**Exercise directions:** Take every line that has the string "matplotlib" and copy it out.

**Records for this task:**

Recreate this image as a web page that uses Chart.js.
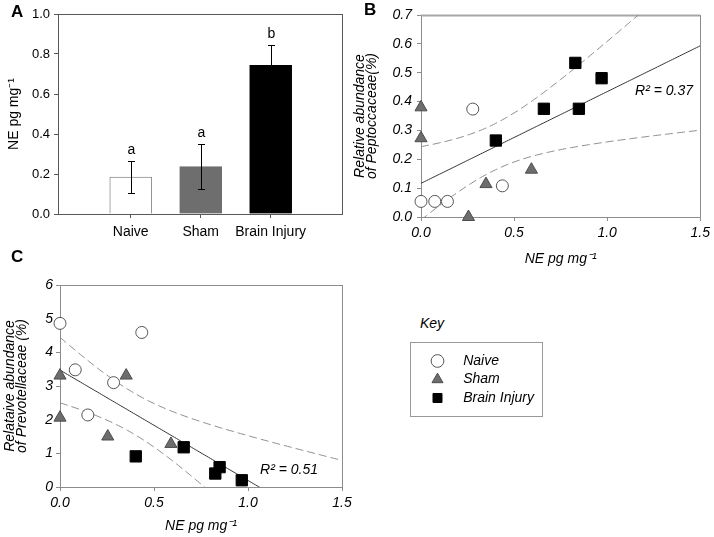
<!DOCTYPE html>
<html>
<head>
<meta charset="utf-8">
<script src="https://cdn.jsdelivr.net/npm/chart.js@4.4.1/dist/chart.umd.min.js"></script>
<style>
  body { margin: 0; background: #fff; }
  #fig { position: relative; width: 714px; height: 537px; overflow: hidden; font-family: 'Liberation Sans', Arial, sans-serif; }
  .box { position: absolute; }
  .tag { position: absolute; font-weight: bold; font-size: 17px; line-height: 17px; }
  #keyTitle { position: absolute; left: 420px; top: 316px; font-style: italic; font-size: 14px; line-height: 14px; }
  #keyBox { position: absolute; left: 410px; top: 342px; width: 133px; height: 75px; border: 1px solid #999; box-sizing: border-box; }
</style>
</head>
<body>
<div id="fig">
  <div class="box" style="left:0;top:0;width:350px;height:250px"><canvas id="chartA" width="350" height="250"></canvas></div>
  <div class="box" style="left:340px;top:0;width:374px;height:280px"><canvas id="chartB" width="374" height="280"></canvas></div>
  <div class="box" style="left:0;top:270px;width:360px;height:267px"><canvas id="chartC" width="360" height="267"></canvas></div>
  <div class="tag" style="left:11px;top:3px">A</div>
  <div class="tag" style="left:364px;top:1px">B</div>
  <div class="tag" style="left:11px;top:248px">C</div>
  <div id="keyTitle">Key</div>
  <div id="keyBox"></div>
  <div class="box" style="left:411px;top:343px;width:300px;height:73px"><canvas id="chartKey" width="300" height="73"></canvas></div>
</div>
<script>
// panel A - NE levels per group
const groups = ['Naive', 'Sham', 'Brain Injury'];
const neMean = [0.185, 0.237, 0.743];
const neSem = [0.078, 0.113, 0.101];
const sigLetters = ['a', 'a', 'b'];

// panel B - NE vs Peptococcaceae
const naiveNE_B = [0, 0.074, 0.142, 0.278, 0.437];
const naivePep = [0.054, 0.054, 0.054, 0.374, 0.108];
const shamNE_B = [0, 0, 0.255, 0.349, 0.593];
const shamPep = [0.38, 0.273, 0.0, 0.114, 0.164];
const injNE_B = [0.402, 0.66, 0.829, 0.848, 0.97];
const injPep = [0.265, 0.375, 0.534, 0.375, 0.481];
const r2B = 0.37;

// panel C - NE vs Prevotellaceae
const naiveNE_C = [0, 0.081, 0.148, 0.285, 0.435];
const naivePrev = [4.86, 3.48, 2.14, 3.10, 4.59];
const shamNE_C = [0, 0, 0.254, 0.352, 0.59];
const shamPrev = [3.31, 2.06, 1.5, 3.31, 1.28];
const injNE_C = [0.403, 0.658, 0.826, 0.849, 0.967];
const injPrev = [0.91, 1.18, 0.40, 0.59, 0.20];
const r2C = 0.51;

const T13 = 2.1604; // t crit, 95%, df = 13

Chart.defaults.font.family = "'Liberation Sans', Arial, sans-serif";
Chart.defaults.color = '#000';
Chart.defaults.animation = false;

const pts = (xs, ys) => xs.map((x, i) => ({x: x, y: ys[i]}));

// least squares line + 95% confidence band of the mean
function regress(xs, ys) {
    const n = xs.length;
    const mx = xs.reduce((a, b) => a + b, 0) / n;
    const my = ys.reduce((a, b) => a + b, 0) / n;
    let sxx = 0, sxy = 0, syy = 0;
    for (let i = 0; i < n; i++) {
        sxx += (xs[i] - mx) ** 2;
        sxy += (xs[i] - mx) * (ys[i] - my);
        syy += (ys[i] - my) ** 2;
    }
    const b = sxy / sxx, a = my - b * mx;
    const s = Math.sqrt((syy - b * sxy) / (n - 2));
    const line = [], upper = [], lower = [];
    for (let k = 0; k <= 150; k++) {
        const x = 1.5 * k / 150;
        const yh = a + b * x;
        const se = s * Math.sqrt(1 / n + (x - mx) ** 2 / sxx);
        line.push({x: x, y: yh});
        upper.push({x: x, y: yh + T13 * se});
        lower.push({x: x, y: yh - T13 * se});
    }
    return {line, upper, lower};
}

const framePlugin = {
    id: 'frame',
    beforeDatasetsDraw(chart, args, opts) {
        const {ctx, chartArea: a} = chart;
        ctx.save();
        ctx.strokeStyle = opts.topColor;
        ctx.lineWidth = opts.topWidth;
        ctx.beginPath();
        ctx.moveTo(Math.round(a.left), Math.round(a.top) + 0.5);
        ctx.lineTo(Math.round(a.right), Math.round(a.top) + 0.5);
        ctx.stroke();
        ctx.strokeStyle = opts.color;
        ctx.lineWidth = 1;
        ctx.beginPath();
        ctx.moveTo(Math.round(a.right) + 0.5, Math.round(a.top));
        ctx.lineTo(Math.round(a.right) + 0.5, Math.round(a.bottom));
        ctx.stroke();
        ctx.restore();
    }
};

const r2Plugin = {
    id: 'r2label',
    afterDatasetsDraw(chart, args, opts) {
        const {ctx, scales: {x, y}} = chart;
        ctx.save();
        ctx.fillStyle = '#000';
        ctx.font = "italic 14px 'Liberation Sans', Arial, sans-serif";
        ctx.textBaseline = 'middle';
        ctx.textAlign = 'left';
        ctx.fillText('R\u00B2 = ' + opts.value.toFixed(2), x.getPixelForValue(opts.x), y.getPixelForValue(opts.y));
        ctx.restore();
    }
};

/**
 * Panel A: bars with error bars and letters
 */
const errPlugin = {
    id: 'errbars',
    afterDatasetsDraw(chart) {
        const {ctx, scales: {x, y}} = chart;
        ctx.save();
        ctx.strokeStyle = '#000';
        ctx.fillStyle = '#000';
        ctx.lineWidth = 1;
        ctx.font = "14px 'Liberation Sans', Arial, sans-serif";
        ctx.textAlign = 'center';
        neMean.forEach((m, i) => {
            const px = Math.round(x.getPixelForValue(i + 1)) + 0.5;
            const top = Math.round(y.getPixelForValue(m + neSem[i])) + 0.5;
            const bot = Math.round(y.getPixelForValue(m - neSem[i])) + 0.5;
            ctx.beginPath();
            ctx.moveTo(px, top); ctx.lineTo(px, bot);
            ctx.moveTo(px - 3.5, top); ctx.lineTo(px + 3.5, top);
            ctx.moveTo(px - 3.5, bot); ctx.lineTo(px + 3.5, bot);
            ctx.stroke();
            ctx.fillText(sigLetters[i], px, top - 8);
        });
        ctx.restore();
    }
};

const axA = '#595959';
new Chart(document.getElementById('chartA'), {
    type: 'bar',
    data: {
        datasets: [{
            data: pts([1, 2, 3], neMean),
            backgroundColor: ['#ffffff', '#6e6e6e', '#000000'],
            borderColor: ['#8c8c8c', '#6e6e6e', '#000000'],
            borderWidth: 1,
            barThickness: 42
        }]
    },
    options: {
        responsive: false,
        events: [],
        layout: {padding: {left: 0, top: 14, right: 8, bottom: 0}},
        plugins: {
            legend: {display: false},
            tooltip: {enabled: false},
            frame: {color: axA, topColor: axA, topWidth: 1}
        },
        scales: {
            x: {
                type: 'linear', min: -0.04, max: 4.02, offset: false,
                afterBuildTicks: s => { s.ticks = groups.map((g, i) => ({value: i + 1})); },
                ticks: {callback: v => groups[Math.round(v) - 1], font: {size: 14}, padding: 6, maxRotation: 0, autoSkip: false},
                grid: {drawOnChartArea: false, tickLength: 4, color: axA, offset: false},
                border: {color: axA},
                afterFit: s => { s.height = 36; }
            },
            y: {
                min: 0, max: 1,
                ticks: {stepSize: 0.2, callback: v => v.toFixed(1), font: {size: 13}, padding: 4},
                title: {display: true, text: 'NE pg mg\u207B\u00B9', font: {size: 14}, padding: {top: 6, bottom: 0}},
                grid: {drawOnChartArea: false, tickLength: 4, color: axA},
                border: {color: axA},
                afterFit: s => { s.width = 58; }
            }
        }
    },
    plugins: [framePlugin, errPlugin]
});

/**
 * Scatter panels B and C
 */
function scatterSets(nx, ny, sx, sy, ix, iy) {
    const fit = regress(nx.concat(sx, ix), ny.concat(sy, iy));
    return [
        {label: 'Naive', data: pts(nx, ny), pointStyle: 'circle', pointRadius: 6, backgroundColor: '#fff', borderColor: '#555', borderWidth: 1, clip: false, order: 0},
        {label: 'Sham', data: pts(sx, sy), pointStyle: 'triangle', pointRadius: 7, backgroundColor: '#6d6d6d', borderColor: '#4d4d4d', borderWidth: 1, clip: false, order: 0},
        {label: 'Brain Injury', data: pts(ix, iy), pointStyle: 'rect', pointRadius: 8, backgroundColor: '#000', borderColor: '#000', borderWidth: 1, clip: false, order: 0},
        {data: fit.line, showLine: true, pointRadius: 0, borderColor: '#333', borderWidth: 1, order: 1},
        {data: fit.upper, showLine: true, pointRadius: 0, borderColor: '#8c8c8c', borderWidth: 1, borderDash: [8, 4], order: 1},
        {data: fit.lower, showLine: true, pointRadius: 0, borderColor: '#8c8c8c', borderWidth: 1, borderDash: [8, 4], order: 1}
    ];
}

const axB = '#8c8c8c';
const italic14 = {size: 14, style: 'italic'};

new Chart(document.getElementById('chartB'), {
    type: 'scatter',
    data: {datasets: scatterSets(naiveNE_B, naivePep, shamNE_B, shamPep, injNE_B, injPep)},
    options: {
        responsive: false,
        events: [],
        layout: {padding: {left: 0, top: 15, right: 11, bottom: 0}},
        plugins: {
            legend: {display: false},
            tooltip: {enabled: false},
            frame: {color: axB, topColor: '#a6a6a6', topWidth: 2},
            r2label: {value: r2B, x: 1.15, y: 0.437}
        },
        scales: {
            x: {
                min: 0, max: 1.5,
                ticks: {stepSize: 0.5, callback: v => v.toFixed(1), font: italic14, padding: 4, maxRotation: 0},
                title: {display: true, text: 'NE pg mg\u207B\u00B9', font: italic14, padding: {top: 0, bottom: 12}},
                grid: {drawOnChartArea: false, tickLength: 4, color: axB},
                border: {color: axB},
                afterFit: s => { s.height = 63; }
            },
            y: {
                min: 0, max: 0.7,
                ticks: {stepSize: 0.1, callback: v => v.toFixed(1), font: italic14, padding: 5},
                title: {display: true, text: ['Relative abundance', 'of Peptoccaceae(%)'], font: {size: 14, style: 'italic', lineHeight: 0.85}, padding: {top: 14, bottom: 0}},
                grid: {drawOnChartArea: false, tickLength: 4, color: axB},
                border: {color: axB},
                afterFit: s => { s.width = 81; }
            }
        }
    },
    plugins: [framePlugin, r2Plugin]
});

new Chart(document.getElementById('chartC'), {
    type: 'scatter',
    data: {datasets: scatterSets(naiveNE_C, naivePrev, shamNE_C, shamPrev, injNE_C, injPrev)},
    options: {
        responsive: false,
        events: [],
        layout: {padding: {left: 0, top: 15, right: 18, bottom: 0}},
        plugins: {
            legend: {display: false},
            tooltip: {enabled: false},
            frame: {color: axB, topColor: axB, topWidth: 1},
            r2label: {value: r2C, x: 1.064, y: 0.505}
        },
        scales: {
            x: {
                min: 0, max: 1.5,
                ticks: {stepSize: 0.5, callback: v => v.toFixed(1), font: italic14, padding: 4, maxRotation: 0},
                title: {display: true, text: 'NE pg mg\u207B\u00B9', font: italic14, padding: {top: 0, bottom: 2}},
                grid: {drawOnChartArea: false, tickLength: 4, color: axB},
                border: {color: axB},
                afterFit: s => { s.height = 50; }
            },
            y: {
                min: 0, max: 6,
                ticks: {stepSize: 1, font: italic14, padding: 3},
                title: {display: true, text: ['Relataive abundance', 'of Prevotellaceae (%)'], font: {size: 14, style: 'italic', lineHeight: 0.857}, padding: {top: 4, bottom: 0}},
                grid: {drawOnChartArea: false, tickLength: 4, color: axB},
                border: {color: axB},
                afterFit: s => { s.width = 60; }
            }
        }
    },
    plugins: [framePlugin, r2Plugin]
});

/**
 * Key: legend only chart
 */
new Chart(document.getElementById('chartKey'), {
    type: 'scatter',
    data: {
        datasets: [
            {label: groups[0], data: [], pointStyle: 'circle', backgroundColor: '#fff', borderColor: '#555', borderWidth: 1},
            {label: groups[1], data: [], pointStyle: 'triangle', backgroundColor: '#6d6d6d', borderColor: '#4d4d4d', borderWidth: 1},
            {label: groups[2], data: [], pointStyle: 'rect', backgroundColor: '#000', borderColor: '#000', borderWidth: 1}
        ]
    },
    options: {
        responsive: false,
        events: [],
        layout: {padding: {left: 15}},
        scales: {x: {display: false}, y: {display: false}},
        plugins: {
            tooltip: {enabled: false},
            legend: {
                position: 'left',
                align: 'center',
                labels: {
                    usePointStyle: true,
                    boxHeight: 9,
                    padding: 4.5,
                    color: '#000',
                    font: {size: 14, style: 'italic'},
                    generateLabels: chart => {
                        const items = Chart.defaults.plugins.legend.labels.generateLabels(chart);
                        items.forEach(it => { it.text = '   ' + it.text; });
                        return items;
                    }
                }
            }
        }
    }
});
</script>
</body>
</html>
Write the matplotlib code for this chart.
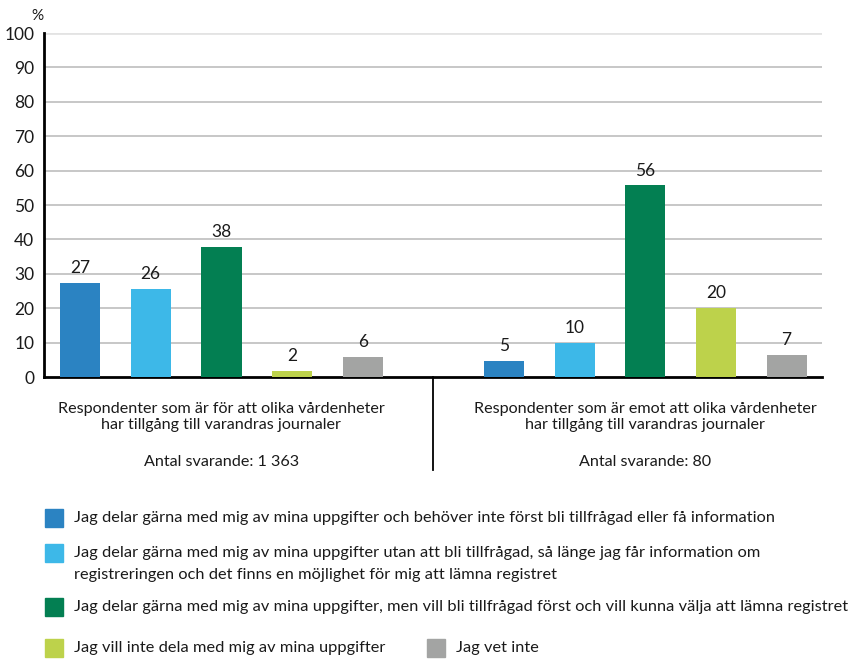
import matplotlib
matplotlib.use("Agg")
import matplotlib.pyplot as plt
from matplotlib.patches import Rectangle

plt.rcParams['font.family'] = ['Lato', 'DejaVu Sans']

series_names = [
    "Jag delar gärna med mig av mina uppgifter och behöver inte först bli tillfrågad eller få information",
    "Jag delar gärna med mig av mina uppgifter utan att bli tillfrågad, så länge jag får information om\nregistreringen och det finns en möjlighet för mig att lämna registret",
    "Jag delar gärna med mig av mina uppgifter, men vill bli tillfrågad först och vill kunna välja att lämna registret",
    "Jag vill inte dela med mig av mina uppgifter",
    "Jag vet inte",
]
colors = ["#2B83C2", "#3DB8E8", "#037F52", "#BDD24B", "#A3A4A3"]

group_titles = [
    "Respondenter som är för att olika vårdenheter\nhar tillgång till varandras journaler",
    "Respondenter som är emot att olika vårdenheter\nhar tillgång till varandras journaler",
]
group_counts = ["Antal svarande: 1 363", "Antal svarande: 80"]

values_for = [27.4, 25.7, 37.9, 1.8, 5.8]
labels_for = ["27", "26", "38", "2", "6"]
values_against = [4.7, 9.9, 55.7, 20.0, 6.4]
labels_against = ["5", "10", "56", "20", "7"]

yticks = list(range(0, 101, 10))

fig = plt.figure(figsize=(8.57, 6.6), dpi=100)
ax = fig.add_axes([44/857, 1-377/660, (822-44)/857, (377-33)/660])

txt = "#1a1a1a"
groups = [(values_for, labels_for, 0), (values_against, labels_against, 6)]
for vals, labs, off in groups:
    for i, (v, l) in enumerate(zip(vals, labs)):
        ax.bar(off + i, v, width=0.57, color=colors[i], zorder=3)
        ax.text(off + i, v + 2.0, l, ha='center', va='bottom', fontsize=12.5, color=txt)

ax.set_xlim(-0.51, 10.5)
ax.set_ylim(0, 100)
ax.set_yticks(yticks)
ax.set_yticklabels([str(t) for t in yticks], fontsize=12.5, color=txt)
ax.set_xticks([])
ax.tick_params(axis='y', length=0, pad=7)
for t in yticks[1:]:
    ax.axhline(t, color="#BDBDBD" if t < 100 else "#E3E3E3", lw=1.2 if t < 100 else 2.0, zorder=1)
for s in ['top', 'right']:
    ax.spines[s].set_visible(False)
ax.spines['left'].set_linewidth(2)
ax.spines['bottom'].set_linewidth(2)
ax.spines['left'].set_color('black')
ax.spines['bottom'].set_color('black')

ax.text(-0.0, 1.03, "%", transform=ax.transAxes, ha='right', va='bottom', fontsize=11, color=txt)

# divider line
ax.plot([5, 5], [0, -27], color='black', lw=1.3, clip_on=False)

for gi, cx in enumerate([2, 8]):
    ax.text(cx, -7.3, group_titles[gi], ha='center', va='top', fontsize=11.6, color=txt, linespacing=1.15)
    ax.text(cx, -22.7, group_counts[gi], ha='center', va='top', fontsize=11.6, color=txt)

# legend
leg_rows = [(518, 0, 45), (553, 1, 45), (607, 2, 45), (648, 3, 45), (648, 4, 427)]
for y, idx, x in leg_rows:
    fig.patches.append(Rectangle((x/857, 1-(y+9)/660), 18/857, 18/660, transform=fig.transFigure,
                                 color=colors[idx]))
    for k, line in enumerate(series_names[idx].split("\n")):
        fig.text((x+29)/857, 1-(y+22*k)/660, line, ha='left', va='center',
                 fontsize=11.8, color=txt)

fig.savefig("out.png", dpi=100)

**Solved problem:**
Write the matplotlib code for this chart.
import matplotlib
matplotlib.use("Agg")
import matplotlib.pyplot as plt
from matplotlib.patches import Rectangle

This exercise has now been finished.